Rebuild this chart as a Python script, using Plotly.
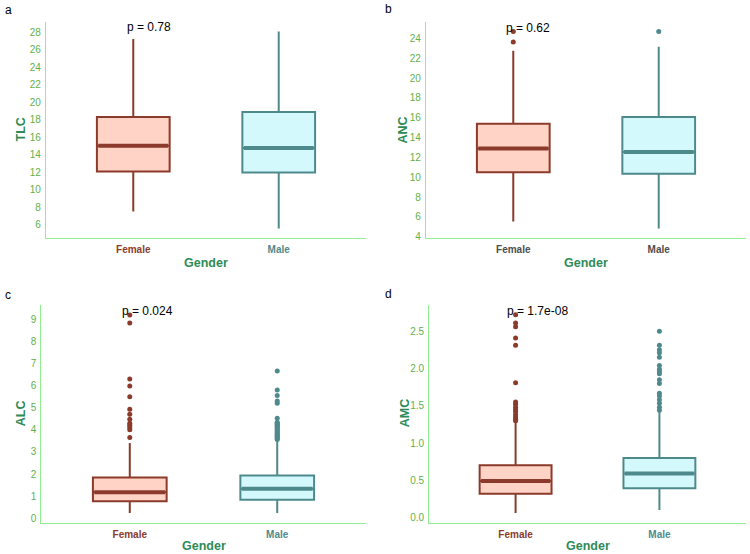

==

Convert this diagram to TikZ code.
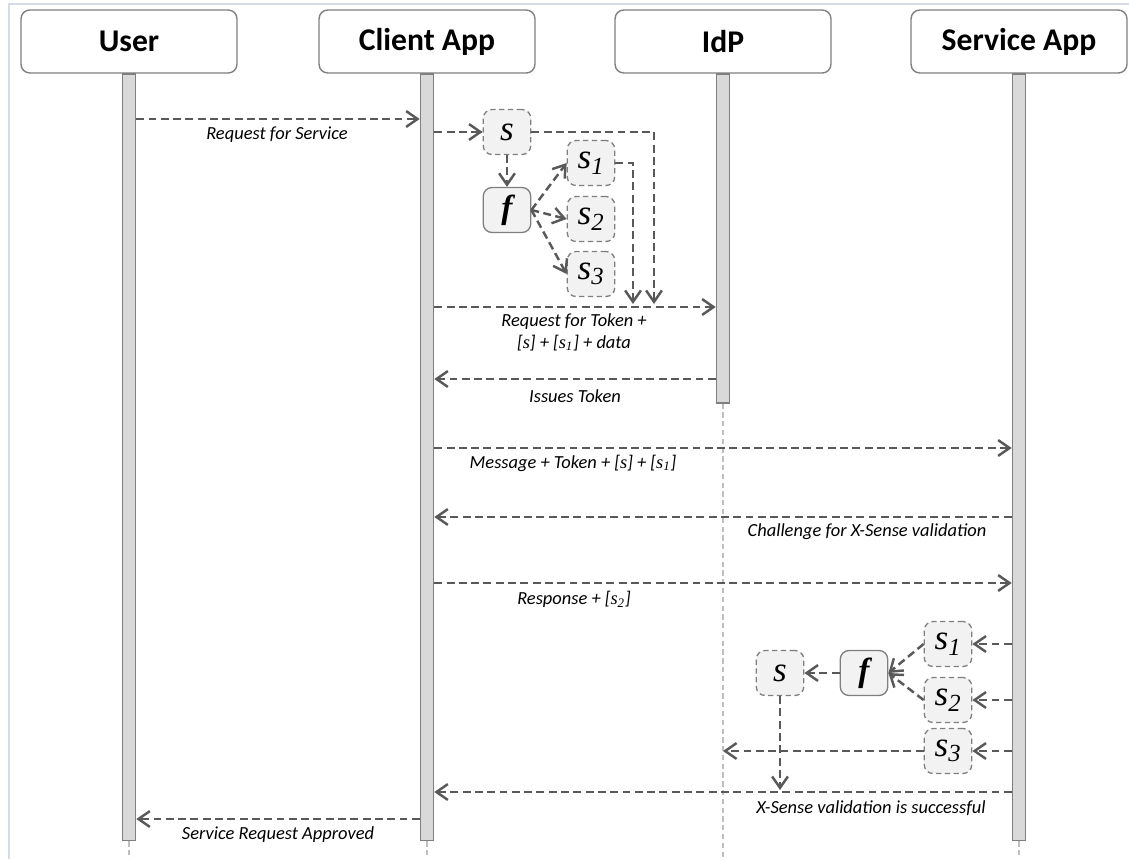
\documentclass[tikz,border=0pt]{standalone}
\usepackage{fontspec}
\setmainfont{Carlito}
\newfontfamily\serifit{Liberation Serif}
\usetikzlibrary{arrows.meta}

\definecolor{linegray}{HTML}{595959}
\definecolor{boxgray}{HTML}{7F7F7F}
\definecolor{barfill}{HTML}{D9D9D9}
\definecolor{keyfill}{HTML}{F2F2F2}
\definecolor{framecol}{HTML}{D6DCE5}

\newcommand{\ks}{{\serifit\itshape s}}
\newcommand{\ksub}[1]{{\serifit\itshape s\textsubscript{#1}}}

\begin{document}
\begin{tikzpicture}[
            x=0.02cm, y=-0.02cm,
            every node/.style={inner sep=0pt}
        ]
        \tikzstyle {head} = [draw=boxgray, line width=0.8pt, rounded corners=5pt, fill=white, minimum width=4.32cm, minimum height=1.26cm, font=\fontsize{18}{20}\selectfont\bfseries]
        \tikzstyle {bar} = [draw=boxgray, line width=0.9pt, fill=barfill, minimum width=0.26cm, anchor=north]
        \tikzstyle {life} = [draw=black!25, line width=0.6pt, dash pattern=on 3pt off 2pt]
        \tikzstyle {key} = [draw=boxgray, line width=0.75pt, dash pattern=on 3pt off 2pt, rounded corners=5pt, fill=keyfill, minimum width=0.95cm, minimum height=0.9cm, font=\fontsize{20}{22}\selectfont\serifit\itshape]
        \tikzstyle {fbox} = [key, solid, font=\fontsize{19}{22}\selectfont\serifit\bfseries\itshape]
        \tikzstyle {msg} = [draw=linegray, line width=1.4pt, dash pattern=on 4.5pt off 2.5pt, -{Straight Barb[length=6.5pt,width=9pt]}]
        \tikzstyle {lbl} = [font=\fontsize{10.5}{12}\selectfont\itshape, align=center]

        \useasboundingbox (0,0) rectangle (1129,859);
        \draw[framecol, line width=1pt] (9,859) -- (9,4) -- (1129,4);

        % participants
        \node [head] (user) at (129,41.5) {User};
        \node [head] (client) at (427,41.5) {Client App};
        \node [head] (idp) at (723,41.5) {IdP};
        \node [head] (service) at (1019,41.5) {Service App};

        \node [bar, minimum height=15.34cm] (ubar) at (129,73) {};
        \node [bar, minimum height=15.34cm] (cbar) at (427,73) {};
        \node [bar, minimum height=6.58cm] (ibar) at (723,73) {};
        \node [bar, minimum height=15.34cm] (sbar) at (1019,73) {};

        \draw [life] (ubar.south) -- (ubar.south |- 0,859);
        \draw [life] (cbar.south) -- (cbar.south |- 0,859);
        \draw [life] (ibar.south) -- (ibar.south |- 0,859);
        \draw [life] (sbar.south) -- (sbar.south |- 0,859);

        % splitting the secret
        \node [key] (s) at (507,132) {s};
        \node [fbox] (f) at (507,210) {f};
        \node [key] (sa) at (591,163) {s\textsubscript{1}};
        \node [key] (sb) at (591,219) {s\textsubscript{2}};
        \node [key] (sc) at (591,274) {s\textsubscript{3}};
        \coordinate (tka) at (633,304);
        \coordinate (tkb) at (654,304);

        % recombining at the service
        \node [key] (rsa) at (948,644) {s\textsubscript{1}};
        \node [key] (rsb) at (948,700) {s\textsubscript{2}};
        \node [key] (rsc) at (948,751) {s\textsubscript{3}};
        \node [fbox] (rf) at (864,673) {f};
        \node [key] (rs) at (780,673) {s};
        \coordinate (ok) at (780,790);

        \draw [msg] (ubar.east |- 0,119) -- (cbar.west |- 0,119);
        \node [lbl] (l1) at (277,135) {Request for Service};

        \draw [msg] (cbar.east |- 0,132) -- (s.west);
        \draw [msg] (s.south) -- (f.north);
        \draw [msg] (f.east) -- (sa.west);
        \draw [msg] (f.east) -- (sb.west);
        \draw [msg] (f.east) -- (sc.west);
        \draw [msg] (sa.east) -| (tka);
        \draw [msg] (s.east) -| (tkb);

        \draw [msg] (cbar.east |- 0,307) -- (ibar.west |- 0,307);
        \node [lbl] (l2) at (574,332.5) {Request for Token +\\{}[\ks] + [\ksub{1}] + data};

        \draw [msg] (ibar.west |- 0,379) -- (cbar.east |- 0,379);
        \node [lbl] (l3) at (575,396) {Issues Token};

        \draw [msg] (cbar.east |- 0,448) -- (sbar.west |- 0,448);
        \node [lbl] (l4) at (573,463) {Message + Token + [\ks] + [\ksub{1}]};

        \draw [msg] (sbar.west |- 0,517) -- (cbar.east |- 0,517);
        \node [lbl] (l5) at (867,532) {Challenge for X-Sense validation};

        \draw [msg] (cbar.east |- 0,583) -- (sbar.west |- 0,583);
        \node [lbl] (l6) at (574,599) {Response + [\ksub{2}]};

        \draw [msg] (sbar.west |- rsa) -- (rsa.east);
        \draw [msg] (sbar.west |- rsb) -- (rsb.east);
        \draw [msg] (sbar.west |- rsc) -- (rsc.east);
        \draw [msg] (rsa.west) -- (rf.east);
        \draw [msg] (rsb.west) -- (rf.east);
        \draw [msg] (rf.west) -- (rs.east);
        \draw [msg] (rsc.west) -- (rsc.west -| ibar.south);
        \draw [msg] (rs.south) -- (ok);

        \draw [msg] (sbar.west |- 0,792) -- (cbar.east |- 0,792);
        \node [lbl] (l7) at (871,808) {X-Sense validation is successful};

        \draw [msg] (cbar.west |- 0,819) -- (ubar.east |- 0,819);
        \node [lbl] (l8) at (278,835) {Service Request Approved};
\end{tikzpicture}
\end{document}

> **GOAL**: Report all lines of the material that contain the word "this".

> **EXERCISE OUTPUT**:
Rebuild this chart as a Python script, using Plotly.
Convert this diagram to TikZ code.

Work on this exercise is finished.